Concerning the reality we shall experience after we die, humanity has two predominant projections. It seems to me that both are based on actual experiences of individuals later further elaborated by speculators who haven’t been there. I call the first ecstatic, the other communitarian. Both appear in variant cultural frames. In the Buddhist tradition nirvana is a kind of pure bliss about which I can’t find any elaboration; in the west it is union with God or the beatific vision. Both appear to me to be passive states; but those who hold this view (or have experienced it) deny that. They report a union, an identity, a fullness, a completeness, an unlimited power, an all encompassing knowledge. For a detailed rendition of such an experience I’d point to that of Franklin Merrell-Wolff’s given in Pathways Through to Space. This work has an eastern, Hindu flavor; its merit is that it comes from a modern twentieth century American who’s trying to communicate it in a framework accessible to us. Anyone genuinely interested in the matters discussed in Borderzone will get something valuable out of reading that book. The iconic and briefest summary is Meister Eckhart’s famous line: “The eye with which I see God is the same eye with which God sees me.” The same sort of unitary experience is reported of Plotinus and is found in Islamic mysticism too. I cannot help but think that experiences of this type—very powerful that they are—have shaped humanity’s theologies in major ways. It seems to me that Plotinus’ own unitive experience must have been the basis of his cosmic conceptualization of the One. And ideas like omnipotence and omniscience are mirrored in the experiences of ecstatics—Merrell-Wolff’s for instance or those of Mansur Al-Hallaj, the Persian-Muslim mystic martyred for proclaiming “I am the Truth,” and “There is nothing in my cloak but God.”

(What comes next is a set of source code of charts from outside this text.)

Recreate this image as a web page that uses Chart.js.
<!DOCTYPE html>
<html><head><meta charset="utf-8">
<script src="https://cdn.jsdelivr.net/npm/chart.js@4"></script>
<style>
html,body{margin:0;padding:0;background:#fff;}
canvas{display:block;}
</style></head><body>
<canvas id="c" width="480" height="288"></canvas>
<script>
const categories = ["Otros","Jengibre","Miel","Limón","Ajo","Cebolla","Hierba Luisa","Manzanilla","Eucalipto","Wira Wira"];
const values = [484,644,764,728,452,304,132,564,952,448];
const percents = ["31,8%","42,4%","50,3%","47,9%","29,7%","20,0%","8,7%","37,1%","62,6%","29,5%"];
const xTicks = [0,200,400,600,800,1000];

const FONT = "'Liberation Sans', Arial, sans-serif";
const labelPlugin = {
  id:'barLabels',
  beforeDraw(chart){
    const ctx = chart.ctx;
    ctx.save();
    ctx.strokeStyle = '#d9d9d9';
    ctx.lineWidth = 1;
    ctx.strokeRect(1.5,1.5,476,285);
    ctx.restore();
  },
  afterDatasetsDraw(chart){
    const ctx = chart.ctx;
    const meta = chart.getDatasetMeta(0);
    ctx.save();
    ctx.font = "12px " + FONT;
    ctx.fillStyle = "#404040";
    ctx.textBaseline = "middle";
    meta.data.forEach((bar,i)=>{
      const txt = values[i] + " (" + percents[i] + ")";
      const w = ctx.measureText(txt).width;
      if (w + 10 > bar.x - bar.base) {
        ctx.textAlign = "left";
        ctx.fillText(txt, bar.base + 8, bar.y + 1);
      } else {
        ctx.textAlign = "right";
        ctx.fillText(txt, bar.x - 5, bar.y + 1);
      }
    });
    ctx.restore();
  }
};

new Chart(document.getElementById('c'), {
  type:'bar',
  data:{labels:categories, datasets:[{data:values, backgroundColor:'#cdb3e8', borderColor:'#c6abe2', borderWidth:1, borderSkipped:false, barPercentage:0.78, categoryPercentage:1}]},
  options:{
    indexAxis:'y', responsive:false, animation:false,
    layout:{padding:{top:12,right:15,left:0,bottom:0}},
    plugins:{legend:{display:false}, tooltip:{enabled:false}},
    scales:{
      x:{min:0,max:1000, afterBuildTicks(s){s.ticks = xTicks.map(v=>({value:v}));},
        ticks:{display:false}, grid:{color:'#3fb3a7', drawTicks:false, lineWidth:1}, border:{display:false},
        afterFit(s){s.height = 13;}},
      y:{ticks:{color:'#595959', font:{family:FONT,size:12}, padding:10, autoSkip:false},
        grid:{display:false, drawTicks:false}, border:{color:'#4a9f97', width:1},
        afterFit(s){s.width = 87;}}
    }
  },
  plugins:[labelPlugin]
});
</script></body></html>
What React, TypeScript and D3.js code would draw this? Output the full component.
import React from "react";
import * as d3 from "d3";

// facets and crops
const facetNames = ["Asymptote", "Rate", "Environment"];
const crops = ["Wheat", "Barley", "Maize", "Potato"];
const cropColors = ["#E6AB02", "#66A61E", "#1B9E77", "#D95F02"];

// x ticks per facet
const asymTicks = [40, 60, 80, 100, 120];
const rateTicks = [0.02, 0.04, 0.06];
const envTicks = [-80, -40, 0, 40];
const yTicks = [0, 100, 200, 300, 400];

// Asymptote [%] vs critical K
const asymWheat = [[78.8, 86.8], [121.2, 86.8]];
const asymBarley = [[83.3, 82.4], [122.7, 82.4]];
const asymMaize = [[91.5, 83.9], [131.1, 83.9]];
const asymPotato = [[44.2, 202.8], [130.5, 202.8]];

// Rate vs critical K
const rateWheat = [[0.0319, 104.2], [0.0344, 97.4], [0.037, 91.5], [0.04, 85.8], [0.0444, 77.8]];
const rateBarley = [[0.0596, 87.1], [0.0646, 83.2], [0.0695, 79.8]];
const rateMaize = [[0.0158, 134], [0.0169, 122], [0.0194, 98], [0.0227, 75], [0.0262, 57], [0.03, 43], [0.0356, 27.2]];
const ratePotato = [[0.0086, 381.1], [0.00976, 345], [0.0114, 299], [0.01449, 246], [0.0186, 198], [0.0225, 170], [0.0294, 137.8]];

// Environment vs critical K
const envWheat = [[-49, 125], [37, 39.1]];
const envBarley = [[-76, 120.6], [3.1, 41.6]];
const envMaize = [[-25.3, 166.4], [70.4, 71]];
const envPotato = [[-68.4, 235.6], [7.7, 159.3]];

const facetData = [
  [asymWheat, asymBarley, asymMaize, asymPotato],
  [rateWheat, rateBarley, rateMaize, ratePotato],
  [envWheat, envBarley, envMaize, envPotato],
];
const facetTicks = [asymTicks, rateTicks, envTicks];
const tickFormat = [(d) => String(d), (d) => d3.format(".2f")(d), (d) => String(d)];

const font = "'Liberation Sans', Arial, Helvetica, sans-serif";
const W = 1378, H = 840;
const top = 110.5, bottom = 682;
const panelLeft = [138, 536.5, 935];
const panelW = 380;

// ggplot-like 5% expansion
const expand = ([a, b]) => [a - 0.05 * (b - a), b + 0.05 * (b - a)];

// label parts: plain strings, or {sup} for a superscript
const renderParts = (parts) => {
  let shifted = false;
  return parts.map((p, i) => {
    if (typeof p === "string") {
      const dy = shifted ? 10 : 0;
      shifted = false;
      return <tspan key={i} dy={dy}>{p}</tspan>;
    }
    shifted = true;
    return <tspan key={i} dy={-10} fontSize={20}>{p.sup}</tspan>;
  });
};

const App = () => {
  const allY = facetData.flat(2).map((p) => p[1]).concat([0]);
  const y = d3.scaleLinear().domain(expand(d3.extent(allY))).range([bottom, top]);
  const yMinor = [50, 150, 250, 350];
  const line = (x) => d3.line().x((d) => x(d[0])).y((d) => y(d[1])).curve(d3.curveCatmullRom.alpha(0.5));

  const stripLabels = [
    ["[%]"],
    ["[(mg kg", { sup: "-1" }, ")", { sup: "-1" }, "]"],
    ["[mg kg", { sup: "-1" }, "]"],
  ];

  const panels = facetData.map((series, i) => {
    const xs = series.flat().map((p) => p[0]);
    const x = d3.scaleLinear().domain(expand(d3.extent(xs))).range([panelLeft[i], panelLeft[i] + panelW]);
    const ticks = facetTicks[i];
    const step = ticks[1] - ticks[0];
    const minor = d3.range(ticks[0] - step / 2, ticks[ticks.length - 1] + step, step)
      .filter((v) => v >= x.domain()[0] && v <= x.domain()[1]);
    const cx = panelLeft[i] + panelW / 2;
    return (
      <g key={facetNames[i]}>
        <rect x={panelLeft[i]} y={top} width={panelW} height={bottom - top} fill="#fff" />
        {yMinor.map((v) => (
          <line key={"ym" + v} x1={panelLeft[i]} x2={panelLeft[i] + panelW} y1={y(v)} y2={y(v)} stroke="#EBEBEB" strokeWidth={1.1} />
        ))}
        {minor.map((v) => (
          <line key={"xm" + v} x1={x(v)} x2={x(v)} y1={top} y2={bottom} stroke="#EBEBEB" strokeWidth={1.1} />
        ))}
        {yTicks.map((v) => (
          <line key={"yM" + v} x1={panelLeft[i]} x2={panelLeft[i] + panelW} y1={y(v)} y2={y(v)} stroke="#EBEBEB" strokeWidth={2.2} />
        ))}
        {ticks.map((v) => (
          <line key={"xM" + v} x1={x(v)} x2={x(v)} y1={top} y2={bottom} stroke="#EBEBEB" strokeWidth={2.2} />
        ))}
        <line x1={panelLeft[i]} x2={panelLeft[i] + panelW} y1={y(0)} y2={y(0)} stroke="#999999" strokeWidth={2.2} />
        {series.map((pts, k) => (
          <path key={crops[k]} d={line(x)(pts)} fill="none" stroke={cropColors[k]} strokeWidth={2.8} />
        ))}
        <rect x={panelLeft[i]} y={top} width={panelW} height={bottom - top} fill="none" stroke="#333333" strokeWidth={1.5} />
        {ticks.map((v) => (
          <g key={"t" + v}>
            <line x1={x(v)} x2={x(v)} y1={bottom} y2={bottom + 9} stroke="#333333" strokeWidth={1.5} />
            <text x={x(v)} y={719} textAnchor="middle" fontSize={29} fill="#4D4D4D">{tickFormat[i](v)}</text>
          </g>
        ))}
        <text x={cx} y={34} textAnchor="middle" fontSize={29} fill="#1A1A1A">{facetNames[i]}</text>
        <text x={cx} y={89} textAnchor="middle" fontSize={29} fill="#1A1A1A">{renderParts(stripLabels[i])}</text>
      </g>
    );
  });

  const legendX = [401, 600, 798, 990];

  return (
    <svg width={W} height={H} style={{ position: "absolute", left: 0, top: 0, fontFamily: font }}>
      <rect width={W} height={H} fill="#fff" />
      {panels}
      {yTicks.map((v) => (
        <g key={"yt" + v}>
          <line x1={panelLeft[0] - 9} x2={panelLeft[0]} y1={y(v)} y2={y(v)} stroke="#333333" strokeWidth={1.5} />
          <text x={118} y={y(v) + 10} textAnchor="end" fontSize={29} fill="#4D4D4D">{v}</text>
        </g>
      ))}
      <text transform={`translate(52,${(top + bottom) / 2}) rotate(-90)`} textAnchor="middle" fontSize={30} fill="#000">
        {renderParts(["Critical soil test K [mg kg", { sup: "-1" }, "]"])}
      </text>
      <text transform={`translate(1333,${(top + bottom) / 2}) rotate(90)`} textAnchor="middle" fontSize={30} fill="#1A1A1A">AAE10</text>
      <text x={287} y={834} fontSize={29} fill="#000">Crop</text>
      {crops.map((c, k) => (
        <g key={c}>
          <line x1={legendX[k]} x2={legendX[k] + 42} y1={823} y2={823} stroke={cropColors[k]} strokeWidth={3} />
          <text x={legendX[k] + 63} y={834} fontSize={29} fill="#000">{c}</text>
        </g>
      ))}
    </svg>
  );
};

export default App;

I’ve had a minor but potent youthful experience of this type myself (reported here). That should have made me lean in this directions, but, instead, I’ve come to think of it as a valuable inoculation against this view of reality. In all reports of this type of experience I recognize my own—and I’m grateful for the experience because I have a personal basis for evaluating others’. Mine took place spontaneously rather than in the context of passionate struggling, questing, and willful attempts at realizing the transcending—as is usually the case. Thus I see the phenomenon of ecstasy as perhaps caused by a certain state of concentration which releases energies we only experience very, very filtered in ordinary life. And it is an experience of energy rather than of transcending will or intelligence; the cognitive or willful aspects of that experience come from our own consciousness not from that which temporarily envelops us. For these reasons, over a lifetime, I’ve been much more inclined toward the other major human projection of the Beyond.

That projection envisions communities of vast size and diversity in immaterial or “other-material” spaces somewhere invisible to us from here. The simplest expression of this projection might be the “Happy Hunting Grounds” said to have been the destination of some Indian tribes. (With hundreds of real tribes, every human ideology has been presented in Indian lore, not least straight-forward materialism.) The most elaborate such projection I know of is Swedenborg’s, divided into three realms: a lower hellish, a middling spiritual transitional world, and an upper heavenly. Swedenborg’s has a biblical flavor, but missing is the redemptive role of Jesus of Nazareth. People have read similar structures into the Koran. This view also has a strong basis in Near Death Experience reports which picture the earliest moments of entering such communities. Heaven and hell are also part of the Christian world conception—suggesting that it makes room for both, a unitive beatific vision and a “life” in heaven or hell. One is for the upper, let us say, and the other for the less educated classes. And in Buddhism, of course, we also find, perhaps also just for the lower classes, all manner of splendid heavens and dreadful hells, usually numbered seven, a number humanity genuinely likes.

To be sure, the unitive/ecstatic projection is much simpler, tempting the intellectual mind to reach for Ockham’s razor. But Ockham intended for the simplest theory accommodating all of the evidence. I’m much more drawn to the “naive” view of the masses of humanity—which, in the East, for instance, lifted Mahayana Buddhism, with its grand heavens and deep hells, into the most populous branch of that religions—even if, one imagines, it is altogether incompatible with the Buddha’s own view or experiences. If we take the unitive experience as the ballgame, one person in multiple millions born will be saved, the rest plowed under once again. And the vast cosmos of stars and galaxies has no meaning whatsoever. For once I find myself with the masses and look at the elites with a very puzzled face.